GDB can fill in the rest of a word in a command for you if there's only one possibility; it can also show you what the valid possibilities are for the next word in a command, at any time. This works for GDB commands, GDB subcommands, and the names of symbols in your program.

Press the Tab key whenever you want GDB to fill out the rest of a word. If there's only one possibility, GDB fills in the word, and waits for you to finish the command (or press Enter to enter it). For example, if you type:

(gdb) info bre Tab

GDB fills in the rest of the word breakpoints, since that is the only info subcommand beginning with bre:

(gdb) info breakpoints

You can either press Enter at this point, to run the info breakpoints command, or backspace and enter something else, if breakpoints doesn't look like the command you expected. (If you were sure you wanted info breakpoints in the first place, you might as well just type Enter immediately after info bre, to exploit command abbreviations rather than command completion).

If there's more than one possibility for the next word when you press Tab, GDB sounds a bell. You can either supply more characters and try again, or just press Tab a second time; GDB displays all the possible completions for that word. For example, you might want to set a breakpoint on a subroutine whose name begins with make_, but when you type:

 
b make_Tab

GDB just sounds the bell. Typing Tab again displays all the function names in your program that begin with those characters, for example:

make_a_section_from_file     make_environ               
make_abs_section             make_function_type         
make_blockvector             make_pointer_type          
make_cleanup                 make_reference_type        
make_command                 make_symbol_completion_list
(gdb) b make_

After displaying the available possibilities, GDB copies your partial input (b make_ in the example) so you can finish the command.

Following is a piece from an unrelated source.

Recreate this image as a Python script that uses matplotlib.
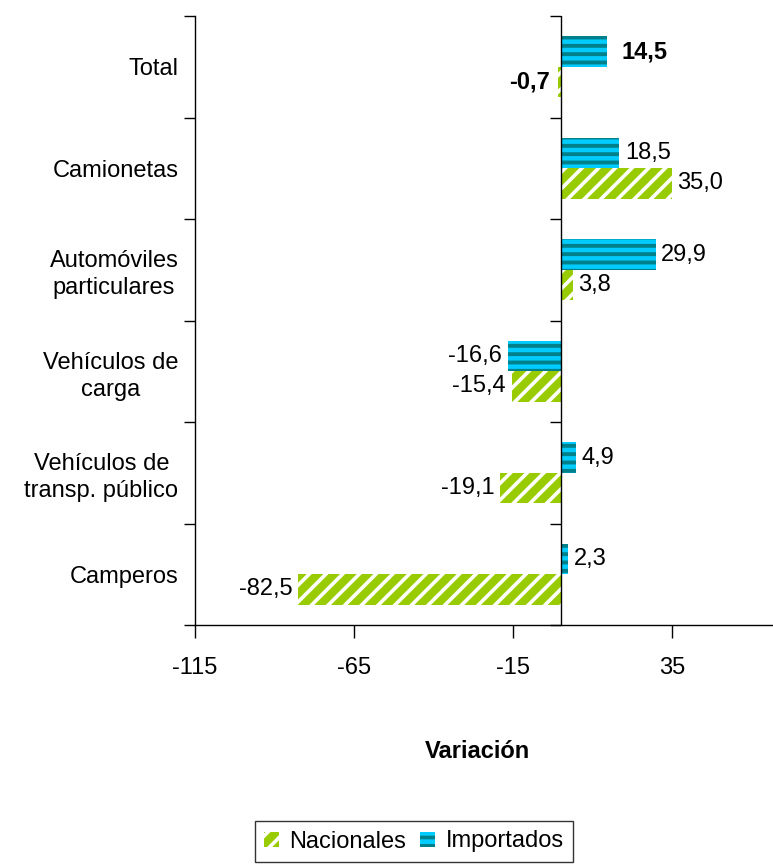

If you just want to see the list of alternatives in the first place, you can press Esc followed by ? (rather than press Tab twice).

Sometimes the string you need, while logically a word, may contain parentheses or other characters that GDB normally excludes from its notion of a word. To permit word completion to work in this situation, you may enclose words in ' (single quote marks) in GDB commands.

The most likely situation where you might need this is in typing the name of a C++ function. This is because C++ allows function overloading (multiple definitions of the same function, distinguished by argument type). For example, when you want to set a breakpoint you may need to distinguish whether you mean the version of name that takes an int parameter, name(int), or the version that takes a float parameter, name(float). To use the word-completion facilities in this situation, type a single quote ' at the beginning of the function name. This alerts GDB that it may need to consider more information than usual when you press Tab, or Esc followed by ?, to request word completion:

(gdb) b 'bubble(Esc?
bubble(double,double)    bubble(int,int)
(gdb) b 'bubble(

In some cases, GDB can tell that completing a name requires using quotes. When this happens, GDB inserts the quote for you (while completing as much as it can) if you don't type the quote in the first place:

(gdb) b bub Tab

GDB alters your input line to the following, and rings a bell:

(gdb) b 'bubble(

In general, GDB can tell that a quote is needed (and inserts it) if you haven't yet started typing the argument list when you ask for completion on an overloaded symbol.